Captcha's are actually pretty useless, at least in my own opinion. They
are suppose to be a type of Turing Test, but actually can be defeated by
automated means. Methods of defeating them are probably improving in the
spamming community. For one example see http://sam.zoy.org/pwntcha/.
Using an auditory substitute does not guarantee either accessibility or
the inability to defeat the captcha using an automated system. Finally,
if you wanted to defeat captcha to create a large number of accounts to
use for spamming, you could probably contract it out and pay a few folks
to create the accounts for a couple of days. The international labor
market would make this a rather inexpensive proposition, possibly as low
as $0.01 US per 1000. Don't quote me on the price, I haven't actually
solicited a bid for the service.

In general, I don't really feel that Turing Tests are a good method of
providing site security. Each method that I have seen has both security
problems and accessibility issues. By the time you have provided enough
alternatives to deal with all of the potential accessibility issues, and
still managed to maximize the security, you have likely already blow
both your project budget and your project time line. If you really need
the type of security that you hope to get from a captcha, using email
responses, or another even more secure method of account creation
probably more effect both for accessibility and security. If your just
trying to prevent comment spam on your blog use a filter or moderate the
comments.

That's my two cents anyway.

Mike

-----Original Message-----
From: <EMAIL REMOVED>
[mailto: <EMAIL REMOVED> ] On Behalf Of Darrel Austin
Sent: Wednesday, September 20, 2006 5:32 PM
To: WebAIM Discussion List
Subject: Re: CAPTCHAS [was] Re:? [WebAIM] I don't even know what
subjectheading to put for this question :)

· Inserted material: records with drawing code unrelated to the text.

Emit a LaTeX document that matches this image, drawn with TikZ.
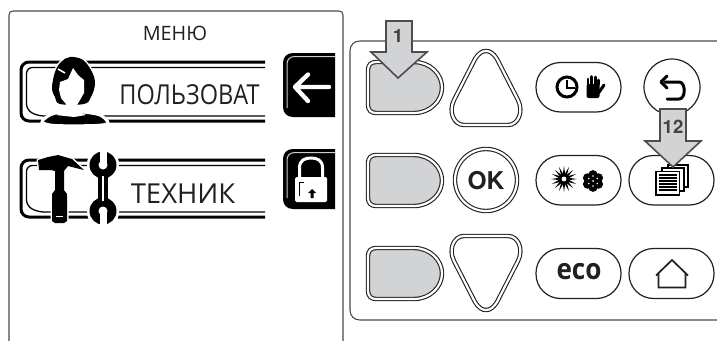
\documentclass[tikz,border=0pt]{standalone}
\usepackage{fontspec}
\usetikzlibrary{calc}
\setmainfont{Open Sans}
\newfontfamily\boldarial{TeX Gyre Heros}
\definecolor{ink}{HTML}{231F20}
\definecolor{panelline}{HTML}{4A4A4A}
\definecolor{btngray}{HTML}{D1D3D4}
\definecolor{arrowline}{HTML}{4D4D4F}
\newcommand{\dblshape}[2]{%
  \fill[#1] #2;
  \draw[line width=4.4pt,ink] #2;
  \draw[line width=2.2pt,white] #2;}
\tikzset{
  panel/.style={draw=panelline,line width=1.1pt},
  pill/.style={draw=ink,line width=1.2pt,rounded corners=24.5pt},
  framethick/.style={draw=black,line width=3pt,rounded corners=8pt},
  framethin/.style={draw=black,line width=1.3pt,rounded corners=6pt},
  menutext/.style={inner sep=0pt,text=ink},
  markarrow/.style={draw=arrowline,fill=btngray,line width=1.6pt,line join=miter},
  marktext/.style={inner sep=0pt,font=\boldarial\bfseries\fontsize{18.5}{19}\selectfont,text=ink!85},
  iconline/.style={draw=black,line width=3pt,line cap=round,line join=round},
}
\begin{document}
\begin{tikzpicture}[x=1pt,y=-1pt]
\useasboundingbox (0,0) rectangle (717,340);
\fill[white] (0,0) rectangle (717,340);
% panels
\draw[panel] (9,341) -- (9,15) .. controls (9,12.5) and (10.5,11) .. (13,11) -- (339,11) .. controls (341.5,11) and (343,12.5) .. (343,15) -- (343,341);
\draw[panel] (718,41) -- (360,41) .. controls (354,41) and (350,45) .. (350,51) -- (350,310) .. controls (350,316) and (354,320) .. (360,320) -- (718,320);
% title
\node[menutext,font=\fontsize{19.8}{20}\selectfont] (menu) at (175,33) {МЕНЮ};
% user item frame
\draw[framethick] (265,62) -- (21,62) -- (21,121) -- (265,121);
\draw[framethin] (265,67.5) -- (26.5,67.5) -- (26.5,110) -- (38,116) -- (265,116);
\node[menutext,font=\fontsize{27.5}{30}\selectfont,xscale=.855,transform shape] (user) at (189.5,95) {ПОЛЬЗОВАТ};
% person
\fill[black,draw=white,line width=3pt] plot[smooth cycle,tension=.6] coordinates {(70,57) (83,60) (92,72) (95,84) (91,97) (84,104) (60,104) (55,97) (52,88) (55,72) (61,62)};
\fill[black,draw=white,line width=3pt] plot[smooth cycle,tension=.5] coordinates {(42,122) (50,115) (62,112) (82,112) (100,115) (108,123) (95,125.5) (55,125.5)};
\fill[black] plot[smooth cycle,tension=.6] coordinates {(70,57) (83,60) (92,72) (95,84) (91,97) (84,104) (60,104) (55,97) (52,88) (55,72) (61,62)};
\fill[white] (73,68) -- (78,75) -- (84,80) -- (84,93) -- (80,100) -- (77,105) -- (77,111) -- (86,115) -- (74,117) -- (56,115) -- (66,111) -- (66,104) -- (61,98) -- (59,90) -- (60,82) -- (68,79) -- cycle;
\draw[white,line width=1.6pt] (58,69) -- (65,73);
% tech item frame
\draw[framethick] (265,160) -- (21,160) -- (21,217) -- (265,217);
\draw[framethin] (265,165.5) -- (26.5,165.5) -- (26.5,206) -- (38,212) -- (265,212);
\node[menutext,font=\fontsize{27.5}{30}\selectfont] (tech) at (183,194) {ТЕХНИК};
% hammer
\fill[black,draw=white,line width=3pt,line join=round] (38,160) -- (48,157) -- (58,155) -- (72,159) -- (84,170) -- (68,166) -- (64,171) -- (64,190) -- (67,194) -- (67,221) -- (64,223) -- (55,223) -- (52,221) -- (52,194) -- (55,190) -- (55,171) -- (51,170) -- (39,170) -- cycle;
\fill[black] (38,160) -- (48,157) -- (58,155) -- (72,159) -- (84,170) -- (68,166) -- (64,171) -- (64,190) -- (67,194) -- (67,221) -- (64,223) -- (55,223) -- (52,221) -- (52,194) -- (55,190) -- (55,171) -- (51,170) -- (39,170) -- cycle;
\draw[white,line width=.8pt] (56,216) -- (63,216);
% wrench
\fill[white] (103,164) circle (16);
\fill[white] (103,212) circle (16);
\fill[white] (95,170) rectangle (111,206);
\fill[black] (98,172) rectangle (108,205);
\fill[black] (103,165) circle (13.5);
\fill[black] (103,211) circle (13.5);
\fill[white] (103,165) circle (4.5);
\fill[white] (103,211) circle (4.5);
\fill[white] (99.5,150) rectangle (106.5,164);
\fill[white] (99.5,212) rectangle (106.5,227);
\draw[white,line width=1.2pt] (103,176) -- (103,201);
% back button
\fill[black] (335,53) -- (293,53) .. controls (287,53) and (283,57) .. (283,63) -- (283,107) .. controls (283,113) and (287,117) .. (293,117) -- (335,117) -- cycle;
\draw[white!80!black,line width=1pt] (335,56.5) -- (295,56.5) .. controls (290,56.5) and (287,59.5) .. (287,64) -- (287,108);
\draw[white,line width=4.4pt,line cap=round,line join=round] (329,87) -- (295,87) (308,74.5) -- (295,87) -- (308,101);
% lock button
\fill[black] (335,149) -- (293,149) .. controls (287,149) and (283,153) .. (283,159) -- (283,199) .. controls (283,205) and (287,209) .. (293,209) -- (335,209) -- cycle;
\draw[white!80!black,line width=1pt] (335,152.5) -- (295,152.5) .. controls (290,152.5) and (287,155.5) .. (287,160) -- (287,198);
\draw[white,line width=3pt] (299.5,178) -- (299.5,168) .. controls (299.5,160) and (305,158) .. (311,158) .. controls (317,158) and (322.5,160) .. (322.5,168) -- (322.5,178);
\fill[white,rounded corners=1.5pt] (295,177) rectangle (327,202);
\draw[black,line width=1pt] (299.5,196) -- (299.5,182) -- (304,182);
\fill[black] (312,189) -- (316,193) -- (313.5,193) -- (313.5,198) -- (310.5,198) -- (310.5,193) -- (308,193) -- cycle;
% grey soft keys
\foreach \dy in {0,93,186}{
  \begin{scope}[shift={(0,\dy)}]
  \dblshape{btngray}{(376,62) -- (414,62) .. controls (430,62) and (442,74) .. (442,87.5) .. controls (442,101) and (430,113) .. (414,113) -- (376,113) .. controls (371,113) and (368,110) .. (368,105) -- (368,70) .. controls (368,65) and (371,62) .. (376,62) -- cycle}
  \end{scope}
}
% up / ok / down
\dblshape{white}{(475,59) .. controls (479,53) and (482,51) .. (486,51) .. controls (490,51) and (493,53) .. (497,59) -- (518,100) .. controls (524,112) and (518,125) .. (508,125) -- (464,125) .. controls (454,125) and (448,112) .. (454,100) -- cycle}
\dblshape{white}{(486,180) circle (31)}
\node[inner sep=0pt,font=\boldarial\bfseries\fontsize{24.5}{26}\selectfont,text=ink] (ok) at (486,181) {OK};
\dblshape{white}{(475,302) .. controls (479,308) and (482,310) .. (486,310) .. controls (490,310) and (493,308) .. (497,302) -- (518,261) .. controls (524,249) and (518,236) .. (508,236) -- (464,236) .. controls (454,236) and (448,249) .. (454,261) -- cycle}
% pills
\draw[pill] (536,62.5) rectangle (621,112);
\draw[pill] (536,155.5) rectangle (621,205);
\draw[pill] (536,248.5) rectangle (621,298.5);
\draw[pill] (629,155.5) rectangle (714,205);
\draw[pill] (629,248.5) rectangle (714,298.5);
\draw[draw=ink,line width=1.2pt] (672,87) circle (28);
% clock
\draw[black,line width=3pt] (567,87) circle (10);
\draw[black,line width=2.2pt] (567,79.5) -- (567,88) -- (575,88);
% hand
\fill[black,rounded corners=2pt] (586.5,84) rectangle (599.5,98);
\draw[black,line width=2.8pt,line cap=round] (588,84) -- (588,79) (591.7,85) -- (591.7,76.5) (595.3,85) -- (595.3,77) (598.3,85) -- (598.3,80);
\draw[black,line width=3pt,line cap=round] (598.5,93) -- (604,85);
% sun
\foreach \a in {0,22.5,...,337.5}{
  \fill[black] ($(564,179)+(\a:13)$) -- ($(564,179)+(\a+16:4.5)$) -- ($(564,179)+(\a-16:4.5)$) -- cycle;
}
\fill[black] (564,179) circle (5.2);
\fill[white] (564,179) circle (2.4);
% snowflake
\foreach \a in {30,90,...,330}{
  \fill[black] ($(593,181)+(\a:6.3)$) circle (4.6);
  \fill[white] ($(593,181)+(\a:5)$) circle (.9);
}
\fill[black] (593,181) circle (4);
\fill[white] (593,181) circle (1);
% eco
\node[inner sep=0pt,font=\bfseries\fontsize{29}{30}\selectfont,text=ink,xscale=.9,transform shape] (eco) at (579,272) {eco};
% back icon
\draw[iconline] (665,82) -- (679,82) .. controls (686,82) and (686,99) .. (679,99) -- (667,99);
\draw[iconline] (667,76) -- (661,82) -- (667,88);
% pages
\draw[black,line width=1.3pt,fill=white] (668,165) rectangle (688,187);
\draw[black,line width=1.3pt,fill=white] (662,168) rectangle (684,191);
\draw[black,line width=1.8pt,fill=white] (656,171.5) rectangle (679.5,195);
\foreach \ly in {175,178,181,184,187,190}{ \draw[black,line width=1.2pt] (659,\ly) -- (677,\ly); }
% home
\draw[ink,line width=1.7pt,line join=miter] (656,275.5) -- (672,260) -- (688,275.5) (658.5,273.5) -- (658.5,287.5) -- (685.5,287.5) -- (685.5,273.5);
% marker arrows
\draw[markarrow] (386,21) -- (412,21) -- (412,52) -- (427,52) -- (398,78) -- (371,52) -- (386,52) -- cycle;
\node[marktext] (one) at (398,36) {1};
\draw[markarrow] (660,109) -- (686,109) -- (686,141) -- (701,141) -- (673,167) -- (645,141) -- (660,141) -- cycle;
\node[marktext] (twelve) at (673,126.5) {12};
\end{tikzpicture}
\end{document}
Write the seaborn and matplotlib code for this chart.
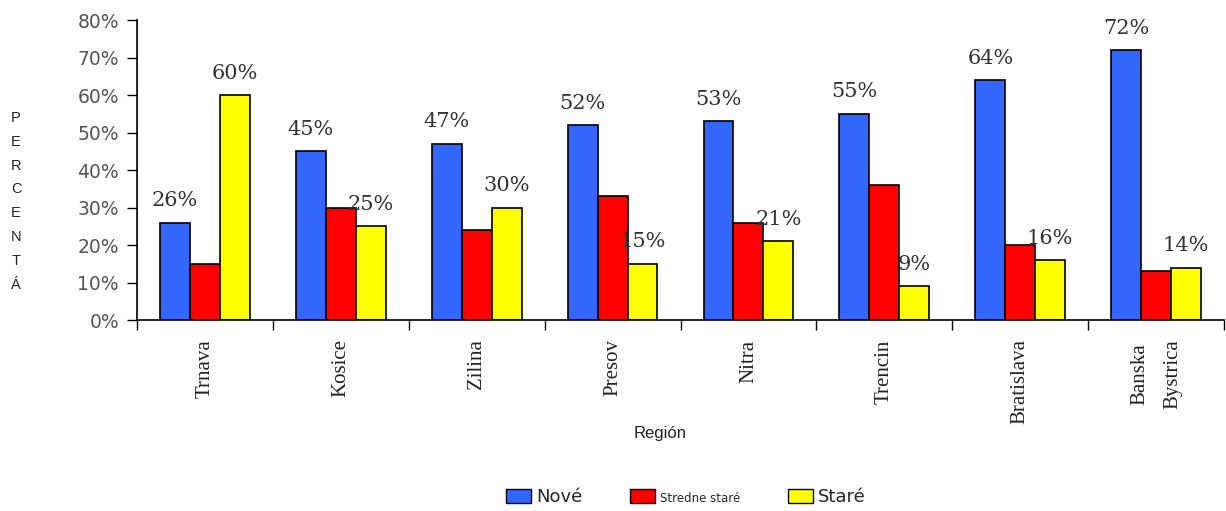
import matplotlib
matplotlib.use("Agg")
import matplotlib.pyplot as plt
from matplotlib.patches import Patch
from matplotlib.ticker import FixedLocator, PercentFormatter
import seaborn as sns
import pandas as pd

regions = ["Trnava", "Kosice", "Zilina", "Presov", "Nitra", "Trencin", "Bratislava", "Banska\nBystrica"]
nove = [26, 45, 47, 52, 53, 55, 64, 72]
stredne = [15, 30, 24, 33, 26, 36, 20, 13]
stare = [60, 25, 30, 15, 21, 9, 16, 14]
series_names = ["Nové", "Stredne staré", "Staré"]
colors = ["#3366FF", "#FF0000", "#FFFF00"]
y_ticks = [0, 10, 20, 30, 40, 50, 60, 70, 80]

rows = []
for name, vals in zip(series_names, [nove, stredne, stare]):
    for r, v in zip(regions, vals):
        rows.append({"Región": r, "Séria": name, "Hodnota": v})
df = pd.DataFrame(rows)

sns.set_style("white")
plt.rcParams["font.family"] = ["DejaVu Sans"]

fig = plt.figure(figsize=(12.26, 5.11), dpi=100)
ax = fig.add_axes([137 / 1226, 1 - 320 / 511, (1224 - 137) / 1226, 300 / 511])

sns.barplot(data=df, x="Región", y="Hodnota", hue="Séria", order=regions,
            hue_order=series_names, palette=colors, width=0.66,
            edgecolor="black", linewidth=1.2, legend=False, ax=ax, saturation=1)

ax.set_ylim(0, 80)
ax.set_xlim(-0.5, len(regions) - 0.5)
ax.set_yticks(y_ticks)
ax.yaxis.set_major_formatter(PercentFormatter(decimals=0))
ax.tick_params(axis="y", labelsize=13.5, labelcolor="#555555", length=7, width=1,
               direction="out", left=True, pad=6, color="black")

# category boundaries as major ticks, labels at centers via minor ticks
ax.xaxis.set_major_locator(FixedLocator([i - 0.5 for i in range(len(regions) + 1)]))
ax.xaxis.set_major_formatter(plt.NullFormatter())
ax.xaxis.set_minor_locator(FixedLocator(list(range(len(regions)))))
ax.set_xticklabels(regions, minor=True, rotation=90, va="top", ha="center",
                   fontfamily="Liberation Serif", fontsize=15, color="#222222",
                   linespacing=2.0)
ax.tick_params(axis="x", which="major", length=7, width=1, direction="out",
               bottom=True, color="black")
ax.tick_params(axis="x", which="minor", length=0, pad=14)

ax.set_xlabel("")
ax.set_ylabel("")
for s in ["top", "right"]:
    ax.spines[s].set_visible(False)
for s in ["left", "bottom"]:
    ax.spines[s].set_color("black")
    ax.spines[s].set_linewidth(1.2)

# value labels for Nové and Staré
for cont, vals in [(ax.containers[0], nove), (ax.containers[2], stare)]:
    ax.bar_label(cont, labels=[f"{v}%" for v in vals], padding=9,
                 fontfamily="DejaVu Serif", fontsize=15, color="#333333")

fig.text(660 / 1226, 1 - 433 / 511, "Región", ha="center", va="center",
         fontfamily="Liberation Sans", fontsize=12, color="#222222")

for i, ch in enumerate("PERCENTÁ"):
    fig.text(16 / 1226, 1 - (118 + i * 23.8) / 511, ch, ha="center", va="center",
             fontfamily="Liberation Sans", fontsize=10.5, color="#222222")

handles = [Patch(facecolor=c, edgecolor="black", linewidth=1) for c in colors]
leg = fig.legend(handles, series_names, loc="center", bbox_to_anchor=(686 / 1226, 1 - 497 / 511),
                 ncol=3, frameon=False, fontsize=13, handlelength=1.4, handleheight=0.8,
                 handletextpad=0.3, columnspacing=2.6)
texts = leg.get_texts()
texts[1].set_fontsize(8.5)

fig.savefig("out.png", dpi=100)
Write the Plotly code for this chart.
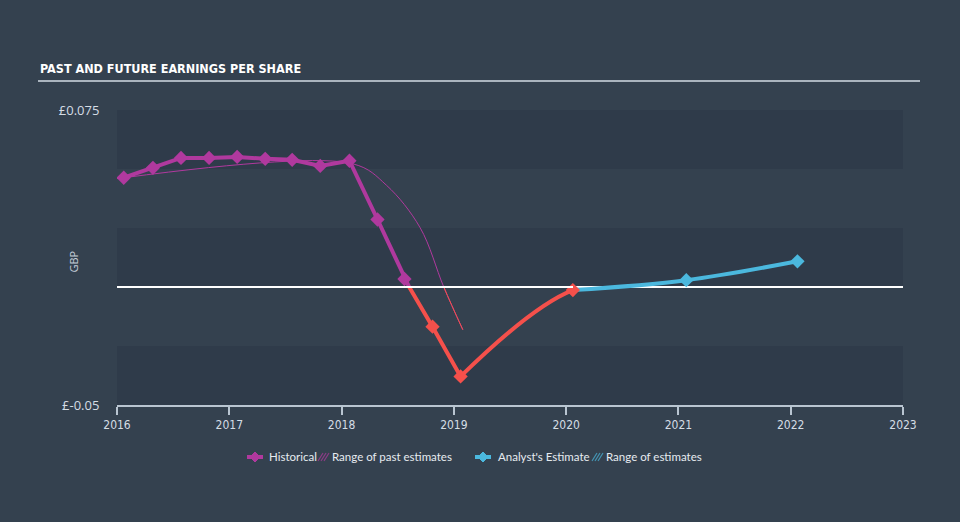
import plotly.graph_objects as go

# ---------------- data ----------------
hist_x = [2016.06, 2016.32, 2016.57, 2016.82, 2017.07, 2017.32, 2017.56, 2017.81,
          2018.07, 2018.32, 2018.56, 2018.81, 2019.06]
hist_y = [0.0463, 0.0505, 0.0547, 0.0547, 0.0551, 0.0543, 0.0539, 0.0513,
          0.0535, 0.0286, 0.0034, -0.0168, -0.0379]

ttm_x = [2020.06]
ttm_y = [-0.0013]

fc_x = [2020.06, 2021.07, 2022.06]
fc_y = [-0.0013, 0.0029, 0.0109]

past_est_x = [2016.06, 2018.10, 2018.40, 2018.70, 2018.91, 2019.08]
past_est_y = [0.0463, 0.0522, 0.0431, 0.0251, 0.0, -0.0181]

y_tick_vals = [-0.05, 0.075]
y_tick_text = ["£-0.05", "£0.075"]
x_tick_vals = [2016, 2017, 2018, 2019, 2020, 2021, 2022, 2023]

legend_labels = ["Historical", "Range of past estimates", "Analyst's Estimate", "Range of estimates"]

# ---------------- styles ----------------
MAG = "#b0399e"
RED = "#f5504b"
BLUE = "#4bb8de"
BG = "#34414f"
DARK = "#2f3b4a"

W, H = 960, 522
ML, MR, MT, MB = 117, 57, 110, 117
PW, PH = W - ML - MR, H - MT - MB
XR = [2016, 2023]
YR = [-0.05, 0.075]


def px2paper(px, py):
    return (px - ML) / PW, (H - MB - py) / PH


# split historical series at zero
pos = [(x, y) for x, y in zip(hist_x, hist_y) if y >= 0]
neg = [(x, y) for x, y in zip(hist_x, hist_y) if y < 0]
(x0, y0), (x1, y1) = pos[-1], neg[0]
xc = x0 + (x1 - x0) * (0 - y0) / (y1 - y0)

fig = go.Figure()

# range of past estimates (thin): magenta, with red overlay clipped below zero (y2)
fig.add_trace(go.Scatter(x=past_est_x, y=past_est_y, mode="lines",
                         line=dict(color=MAG, width=1, shape="spline", smoothing=1.0),
                         showlegend=False, hoverinfo="skip"))
fig.add_trace(go.Scatter(x=past_est_x, y=past_est_y, mode="lines", xaxis="x", yaxis="y2",
                         line=dict(color=RED, width=1, shape="spline", smoothing=1.0),
                         showlegend=False, hoverinfo="skip"))

# historical magenta line
fig.add_trace(go.Scatter(x=[p[0] for p in pos] + [xc], y=[p[1] for p in pos] + [0],
                         mode="lines", line=dict(color=MAG, width=4), showlegend=False))
# historical red line (below zero)
fig.add_trace(go.Scatter(x=[xc] + [p[0] for p in neg], y=[0] + [p[1] for p in neg],
                         mode="lines", line=dict(color=RED, width=4), showlegend=False))
# red curve to TTM value, clipped on secondary axis
fig.add_trace(go.Scatter(x=[neg[-1][0]] + fc_x[:2], y=[neg[-1][1]] + fc_y[:2],
                         mode="lines", line=dict(color=RED, width=4, shape="spline"),
                         xaxis="x2", yaxis="y", showlegend=False))
# analyst forecast
fig.add_trace(go.Scatter(x=fc_x, y=fc_y, mode="lines",
                         line=dict(color=BLUE, width=4, shape="spline"), showlegend=False))
fig.add_trace(go.Scatter(x=fc_x[1:], y=fc_y[1:], mode="markers",
                         marker=dict(symbol="diamond", size=11, color=BLUE,
                                     line=dict(width=0)),
                         showlegend=False))
# markers
fig.add_trace(go.Scatter(x=[p[0] for p in pos], y=[p[1] for p in pos], mode="markers",
                         marker=dict(symbol="diamond", size=11, color=MAG,
                                     line=dict(width=0)),
                         showlegend=False))
fig.add_trace(go.Scatter(x=[p[0] for p in neg] + ttm_x, y=[p[1] for p in neg] + ttm_y,
                         mode="markers", opacity=1,
                         marker=dict(symbol="diamond", size=11, color=RED, opacity=1,
                                     line=dict(width=0)),
                         showlegend=False))

shapes = []
# dark horizontal bands
for lo, hi in [(0.05, 0.075), (0.0, 0.025), (-0.05, -0.025)]:
    shapes.append(dict(type="rect", xref="paper", yref="y", x0=0, x1=1, y0=lo, y1=hi,
                       fillcolor=DARK, line=dict(width=0), layer="below"))
# title underline
ux0, uy = px2paper(38, 81)
ux1, _ = px2paper(920, 81)
shapes.append(dict(type="line", xref="paper", yref="paper", x0=ux0, x1=ux1, y0=uy, y1=uy,
                   line=dict(color="#aab4be", width=2)))

annotations = []
tx, ty = px2paper(38, 68)
annotations.append(dict(text="<b>PAST AND FUTURE EARNINGS PER SHARE</b>", xref="paper", yref="paper",
                        x=tx, y=ty, xanchor="left", yanchor="middle", showarrow=False,
                        font=dict(family="DejaVu Sans Condensed", size=12.5, color="#ffffff")))
gx, gy = px2paper(63, 262)
annotations.append(dict(text="GBP", xref="paper", yref="paper", x=gx, y=gy, textangle=-90,
                        showarrow=False, font=dict(family="Open Sans", size=11, color="#c5ced8")))


# custom legend
def diamond_icon(cx, cy, color):
    ax, ay = px2paper(cx, cy)
    shapes.append(dict(type="line", xref="paper", yref="paper", xsizemode="pixel",
                       ysizemode="pixel", xanchor=ax, yanchor=ay, x0=-8, x1=8, y0=0, y1=0,
                       line=dict(color=color, width=4)))
    shapes.append(dict(type="path", xref="paper", yref="paper", xsizemode="pixel",
                       ysizemode="pixel", xanchor=ax, yanchor=ay,
                       path="M -5 0 L 0 5 L 5 0 L 0 -5 Z", fillcolor=color,
                       line=dict(color=color, width=1)))


def hatch_icon(cx, cy, color):
    ax, ay = px2paper(cx, cy)
    for off in (-2.5, 0.5, 3.5):
        shapes.append(dict(type="line", xref="paper", yref="paper", xsizemode="pixel",
                           ysizemode="pixel", xanchor=ax, yanchor=ay,
                           x0=off - 2.5, x1=off + 2.5, y0=-4, y1=4,
                           line=dict(color=color, width=1.2), opacity=0.7))


LY = 457
diamond_icon(255, LY, MAG)
hatch_icon(323, LY, MAG)
diamond_icon(483, LY, BLUE)
hatch_icon(597, LY, BLUE)
for lbl, lx in zip(legend_labels, [267, 330, 496, 604]):
    ax, ay = px2paper(lx, LY)
    annotations.append(dict(text=lbl, xref="paper", yref="paper", x=ax, y=ay,
                            xanchor="left", yanchor="middle", showarrow=False,
                            font=dict(family="Lato", size=11.5, color="#e6ebf0")))

fig.update_layout(
    width=W, height=H,
    margin=dict(l=ML, r=MR, t=MT, b=MB),
    paper_bgcolor=BG, plot_bgcolor="rgba(0,0,0,0)",
    shapes=shapes,
    annotations=annotations,
    showlegend=False,
    xaxis=dict(range=XR, tickvals=x_tick_vals, showgrid=False, zeroline=False,
               showline=True, linecolor="#b9c5d1", linewidth=1.5,
               ticks="outside", ticklen=8, tickcolor="#b9c5d1", tickwidth=1.5,
               tickfont=dict(family="DejaVu Sans Condensed", size=12, color="#d5dde5")),
    xaxis2=dict(domain=[0, (ttm_x[0] - XR[0]) / (XR[1] - XR[0])],
                range=[XR[0], ttm_x[0]], visible=False, anchor="y"),
    yaxis=dict(range=YR, tickvals=y_tick_vals, ticktext=y_tick_text, showgrid=False,
               zeroline=True, zerolinecolor="#ffffff", zerolinewidth=1.5,
               showline=False, ticks="outside", ticklen=14, tickcolor="rgba(0,0,0,0)",
               tickfont=dict(family="Open Sans", size=13, color="#d5dde5")),
    yaxis2=dict(domain=[0, (0 - YR[0]) / (YR[1] - YR[0])], range=[YR[0], 0],
                visible=False, anchor="x"),
)

fig.write_html("out.html")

On Sep 20, 2006, at 1:02 PM, Christian Heilmann wrote:

>> We have found that we have a need for it in one area of our site.


Do you REALLY need it?

These are not only often accessible, but usually hard to use and just
plain annoying.

I was helping my father set up a Flickr account the other month and
between the two of us, we had to guess at 4 separate captchas before we
finally got it right.

Just be sure that IF you are using them you have run out of all other
options. Annoying the end-user should always be a last resort.